Description of the task: Copy the lines of the data below exactly, starting at the first and stopping after the line that contains "(gz) at (2032,814)"; include no pictures.

Source excerpt:
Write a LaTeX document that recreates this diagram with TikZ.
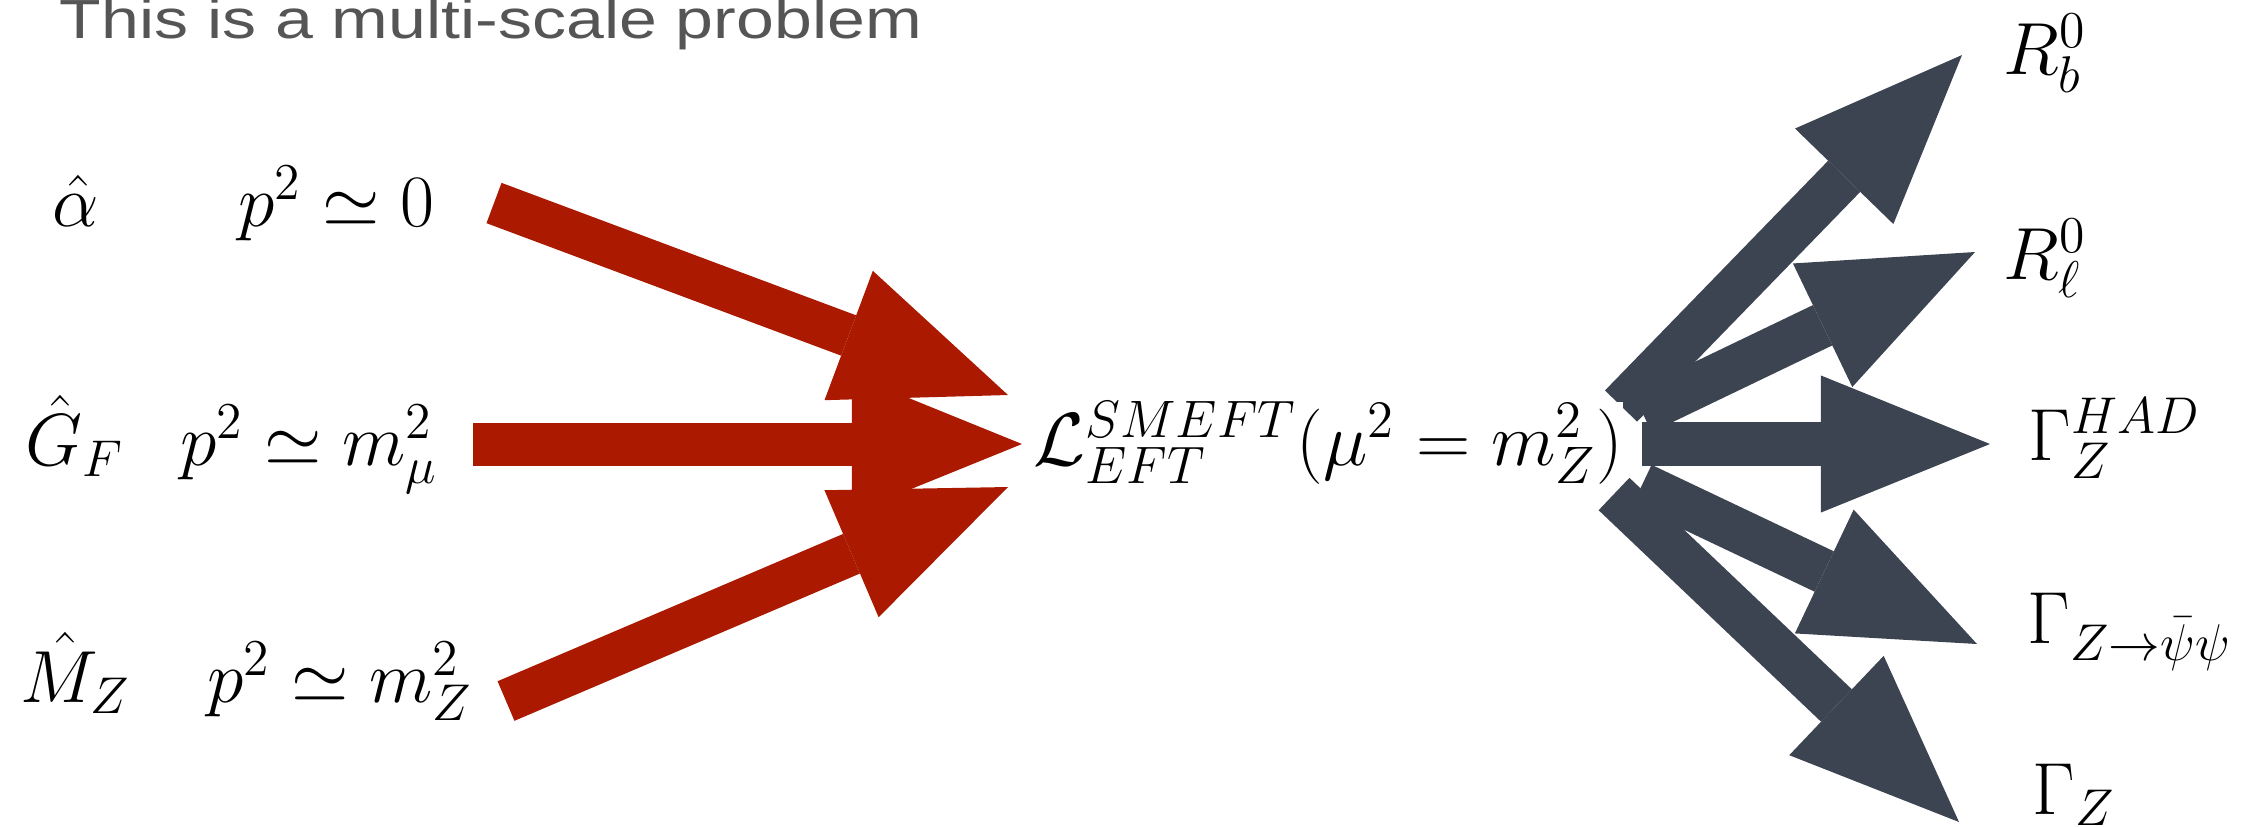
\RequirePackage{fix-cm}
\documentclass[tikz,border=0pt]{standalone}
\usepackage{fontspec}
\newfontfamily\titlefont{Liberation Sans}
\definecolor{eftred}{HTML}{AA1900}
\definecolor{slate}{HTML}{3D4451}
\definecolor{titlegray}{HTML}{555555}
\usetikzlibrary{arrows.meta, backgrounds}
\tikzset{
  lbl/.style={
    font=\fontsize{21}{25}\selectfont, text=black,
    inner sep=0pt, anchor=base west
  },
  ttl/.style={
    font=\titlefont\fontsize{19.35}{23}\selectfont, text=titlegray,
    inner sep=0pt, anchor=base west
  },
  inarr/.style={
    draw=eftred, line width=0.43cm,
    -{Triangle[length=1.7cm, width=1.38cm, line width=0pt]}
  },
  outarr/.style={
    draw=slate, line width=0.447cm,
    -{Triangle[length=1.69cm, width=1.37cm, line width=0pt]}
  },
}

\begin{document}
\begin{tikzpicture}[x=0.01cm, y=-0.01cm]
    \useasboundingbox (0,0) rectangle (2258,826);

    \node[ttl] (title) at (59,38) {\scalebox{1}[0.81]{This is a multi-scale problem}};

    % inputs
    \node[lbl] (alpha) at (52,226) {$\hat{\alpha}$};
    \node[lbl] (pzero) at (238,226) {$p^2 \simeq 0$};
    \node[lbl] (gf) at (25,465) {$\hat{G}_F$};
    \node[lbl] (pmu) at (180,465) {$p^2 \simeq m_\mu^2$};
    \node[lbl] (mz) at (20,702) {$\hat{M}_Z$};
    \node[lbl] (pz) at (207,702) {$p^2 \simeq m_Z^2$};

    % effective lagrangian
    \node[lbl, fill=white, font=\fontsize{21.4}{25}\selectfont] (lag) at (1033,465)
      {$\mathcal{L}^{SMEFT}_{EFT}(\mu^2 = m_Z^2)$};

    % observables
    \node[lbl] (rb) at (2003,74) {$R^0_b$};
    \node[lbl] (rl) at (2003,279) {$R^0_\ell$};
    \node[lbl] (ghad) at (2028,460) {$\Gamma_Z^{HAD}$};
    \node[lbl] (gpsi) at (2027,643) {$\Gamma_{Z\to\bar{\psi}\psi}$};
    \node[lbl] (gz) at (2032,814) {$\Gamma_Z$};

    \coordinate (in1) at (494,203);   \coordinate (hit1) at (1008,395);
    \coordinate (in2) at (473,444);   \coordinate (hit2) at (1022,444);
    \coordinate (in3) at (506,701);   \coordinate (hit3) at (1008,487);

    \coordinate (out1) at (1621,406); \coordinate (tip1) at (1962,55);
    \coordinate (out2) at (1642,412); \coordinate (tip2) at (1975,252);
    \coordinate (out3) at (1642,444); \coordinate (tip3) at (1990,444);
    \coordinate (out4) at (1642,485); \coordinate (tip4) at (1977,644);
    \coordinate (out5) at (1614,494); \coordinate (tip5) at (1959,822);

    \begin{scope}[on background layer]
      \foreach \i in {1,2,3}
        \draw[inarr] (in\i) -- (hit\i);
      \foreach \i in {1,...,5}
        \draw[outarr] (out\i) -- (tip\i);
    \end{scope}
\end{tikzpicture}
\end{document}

Result:
Write a LaTeX document that recreates this diagram with TikZ.
\RequirePackage{fix-cm}
\documentclass[tikz,border=0pt]{standalone}
\usepackage{fontspec}
\newfontfamily\titlefont{Liberation Sans}
\definecolor{eftred}{HTML}{AA1900}
\definecolor{slate}{HTML}{3D4451}
\definecolor{titlegray}{HTML}{555555}
\usetikzlibrary{arrows.meta, backgrounds}
\tikzset{
  lbl/.style={
    font=\fontsize{21}{25}\selectfont, text=black,
    inner sep=0pt, anchor=base west
  },
  ttl/.style={
    font=\titlefont\fontsize{19.35}{23}\selectfont, text=titlegray,
    inner sep=0pt, anchor=base west
  },
  inarr/.style={
    draw=eftred, line width=0.43cm,
    -{Triangle[length=1.7cm, width=1.38cm, line width=0pt]}
  },
  outarr/.style={
    draw=slate, line width=0.447cm,
    -{Triangle[length=1.69cm, width=1.37cm, line width=0pt]}
  },
}

\begin{document}
\begin{tikzpicture}[x=0.01cm, y=-0.01cm]
    \useasboundingbox (0,0) rectangle (2258,826);

    \node[ttl] (title) at (59,38) {\scalebox{1}[0.81]{This is a multi-scale problem}};

    % inputs
    \node[lbl] (alpha) at (52,226) {$\hat{\alpha}$};
    \node[lbl] (pzero) at (238,226) {$p^2 \simeq 0$};
    \node[lbl] (gf) at (25,465) {$\hat{G}_F$};
    \node[lbl] (pmu) at (180,465) {$p^2 \simeq m_\mu^2$};
    \node[lbl] (mz) at (20,702) {$\hat{M}_Z$};
    \node[lbl] (pz) at (207,702) {$p^2 \simeq m_Z^2$};

    % effective lagrangian
    \node[lbl, fill=white, font=\fontsize{21.4}{25}\selectfont] (lag) at (1033,465)
      {$\mathcal{L}^{SMEFT}_{EFT}(\mu^2 = m_Z^2)$};

    % observables
    \node[lbl] (rb) at (2003,74) {$R^0_b$};
    \node[lbl] (rl) at (2003,279) {$R^0_\ell$};
    \node[lbl] (ghad) at (2028,460) {$\Gamma_Z^{HAD}$};
    \node[lbl] (gpsi) at (2027,643) {$\Gamma_{Z\to\bar{\psi}\psi}$};
    \node[lbl] (gz) at (2032,814) {$\Gamma_Z$};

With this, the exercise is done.